In support of his residency claim, petitioner submitted to the district a copy of a lease for an in-district residence.  He also submitted copies of visas for himself and Bryant, which indicate that they are Canadian citizens, legally residing in the United States.  While he admits that his car is registered in Canada he explains that his employer, a Canadian company, provides the car and requires it be registered in Canada.  He further explains that his cell phone number is Canadian because he has worked all over North America for the past 10 years and has always maintained this number.  Petitioner also acknowledges that his wife and daughter live in Niagara Falls, Ontario.  He explains that he and his wife are currently separated, but that he has no legal documentation of the separation because it is amicable and informal.  He also states that his United States and Canadian taxes are in order.

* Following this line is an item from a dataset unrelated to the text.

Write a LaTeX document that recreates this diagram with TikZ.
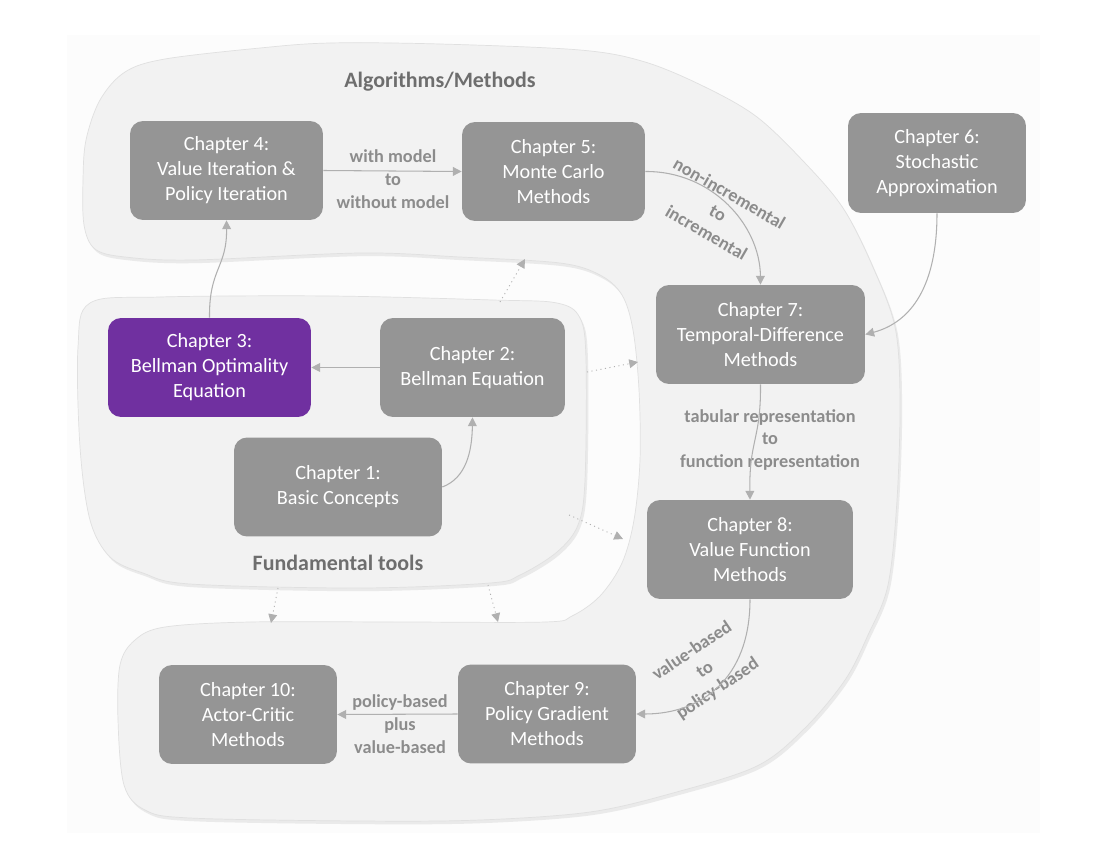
\documentclass[tikz,border=0pt]{standalone}
\usepackage{fontspec}
\setmainfont{Carlito}
\usetikzlibrary{arrows.meta,shadows}
\definecolor{boxgray}{HTML}{959595}
\definecolor{chpurple}{HTML}{7030A0}
\definecolor{blobfill}{HTML}{F2F2F2}
\definecolor{arrowgray}{HTML}{B0B0B0}
\definecolor{labelgray}{HTML}{8C8C8C}
\definecolor{titlegray}{HTML}{6E6E6E}
\definecolor{pagebg}{HTML}{FCFCFC}
\begin{document}
\begin{tikzpicture}[x=0.02cm,y=-0.02cm,
  chapbox/.style={rectangle, rounded corners=0.26cm, fill=boxgray, text=white, align=center,
    inner sep=0pt, minimum height=1.98cm, font=\fontsize{11.5}{14.2}\selectfont},
  purplebox/.style={chapbox, fill=chpurple},
  conn/.style={draw=arrowgray, line width=0.6pt, -{Triangle[length=5pt,width=5pt]}},
  dotconn/.style={conn, dotted, line width=0.5pt},
  elabel/.style={text=labelgray, font=\bfseries\fontsize{10.4}{13}\selectfont, align=center, inner sep=0pt},
  grouplabel/.style={text=titlegray, font=\bfseries\fontsize{12.5}{15}\selectfont, inner sep=0pt},
  blob/.style={fill=blobfill, draw=black!12, line width=0.4pt,
    drop shadow={shadow xshift=1.2pt, shadow yshift=-1.8pt, opacity=0.14}}
]
\useasboundingbox (0,0) rectangle (1096,862);
\fill[pagebg] (67,35) rectangle (1040,833);

% Algorithms/Methods blob
\path[blob] plot[smooth cycle, tension=0.55] coordinates {
  (86,140) (100,100) (125,72) (165,59) (260,48) (330,43) (440,44) (580,50) (645,62)
  (705,87) (757,117) (805,163) (843,208) (872,265) (895,327) (900,400) (897,500)
  (888,585) (868,635) (845,680) (805,728) (757,766) (673,793) (590,812) (480,820)
  (360,821) (190,818) (145,810) (124,785) (118,720) (120,665) (135,640) (165,627)
  (250,622) (400,622) (545,622) (572,616) (600,596) (622,563) (634,520) (640,460)
  (639,390) (633,330) (622,295) (600,275) (560,263) (460,257) (360,253) (193,260)
  (125,257) (95,249) (84,225) (83,180)};

% Fundamental tools blob
\path[blob] plot[smooth cycle, tension=0.55] coordinates {
  (90,303) (160,297) (330,296) (493,300) (557,303) (580,318) (586,360) (585,480)
  (578,525) (557,552) (520,575) (490,583) (360,588) (190,584) (143,573) (110,557)
  (90,520) (80,447) (78,347)};

% group labels
\node[grouplabel] (galg) at (440,82) {Algorithms/Methods};
\node[grouplabel] (gfund) at (338,563) {Fundamental tools};

% chapter nodes
\node[chapbox, minimum width=3.86cm] (c4) at (226.5,170.5) {Chapter 4:\\Value Iteration \&\\Policy Iteration};
\node[chapbox, minimum width=3.66cm] (c5) at (553.5,171.5) {Chapter 5:\\Monte Carlo\\Methods};
\node[chapbox, minimum width=3.56cm, minimum height=2.0cm] (c6) at (937,163) {Chapter 6:\\Stochastic\\Approximation};
\node[chapbox, minimum width=4.18cm] (c7) at (760.5,334.5) {Chapter 7:\\Temporal-Difference\\Methods};
\node[chapbox, minimum width=4.12cm] (c8) at (750,549.5) {Chapter 8:\\Value Function\\Methods};
\node[purplebox, minimum width=4.06cm] (c3) at (209.5,367.5) {Chapter 3:\\Bellman Optimality\\Equation};
\node[chapbox, minimum width=3.70cm] (c2) at (472.5,367.5) {Chapter 2:\\Bellman Equation};
\node[chapbox, minimum width=4.16cm] (c1) at (338,487) {Chapter 1:\\Basic Concepts};
\node[chapbox, minimum width=3.56cm] (c10) at (248,714.5) {Chapter 10:\\Actor-Critic\\Methods};
\node[chapbox, minimum width=3.56cm] (c9) at (547,714) {Chapter 9:\\Policy Gradient\\Methods};

% edge labels
\node[elabel] (l45) at (393,179) {with model\\to\\without model};
\node[elabel, rotate=-30] (l57) at (718,213) {non-incremental\\to\\incremental};
\node[elabel] (l78) at (770,440) {tabular representation\\to\\function representation};
\node[elabel, rotate=34] (l89) at (705,670) {value-based\\to\\policy-based};
\node[elabel] (l910) at (400,724) {policy-based\\plus\\value-based};

% connectors
\draw[conn] (c4.east) -- (c5.west);
\draw[conn] (c5.east) .. controls (712,171) and (760,225) .. (c7.north);
\draw[conn] (c6.south) .. controls (937,285) and (912,322) .. (c7.east);
\draw[conn] (c7.south) .. controls (761,440) and (749,440) .. (c8.north);
\draw[conn] (c8.south) .. controls (750,680) and (700,714) .. (c9.east);
\draw[conn] (c9.west) -- (c10.east);
\draw[conn] (c2.west) -- (c3.east);
\draw[conn] (c1.east) .. controls (466,478) and (472,452) .. (c2.south);
\draw[conn] (c3.north) .. controls (209,268) and (227,268) .. (c4.south);

% dotted blob-to-blob connectors
\coordinate (d1s) at (500,302); \coordinate (d1e) at (525,259);
\coordinate (d2s) at (587,372); \coordinate (d2e) at (638,362);
\coordinate (d3s) at (569,515); \coordinate (d3e) at (623,539);
\coordinate (d4s) at (278,588); \coordinate (d4e) at (271,623);
\coordinate (d5s) at (488,585); \coordinate (d5e) at (498,622);
\draw[dotconn] (d1s) -- (d1e);
\draw[dotconn] (d2s) -- (d2e);
\draw[dotconn] (d3s) -- (d3e);
\draw[dotconn] (d4s) -- (d4e);
\draw[dotconn] (d5s) -- (d5e);
\end{tikzpicture}
\end{document}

Based on the record, I find respondent’s evidence insufficient to support its determination (seeAppeal of Dortch, 45 Ed Dept Rep 138, Decision No. 15,283; Appeal of Powe, 37 id. 657, Decision No. 13,950).  Respondent does not report surveillance on either the in-district address or the Canadian address or submit any other evidence placing petitioner or his son at the Canadian address.  I further find petitioner’s explanation of the Canadian car registration and phone number to be reasonable, and respondent presents no evidence refuting it.  Moreover, respondent’s allegation concerning the legality of the lease and the amount of rent charged is mere speculation.  Given petitioner’s evidence of residence in respondent’s school district and respondent’s lack of proof to the contrary, I conclude that respondent’s decision to exclude Bryant is arbitrary and capricious.

 

THE APPEAL IS SUSTAINED.

 

IT IS ORDERED that respondent allow Bryant Doerrsam to attend school in the Williamsville Central School District without the payment of tuition.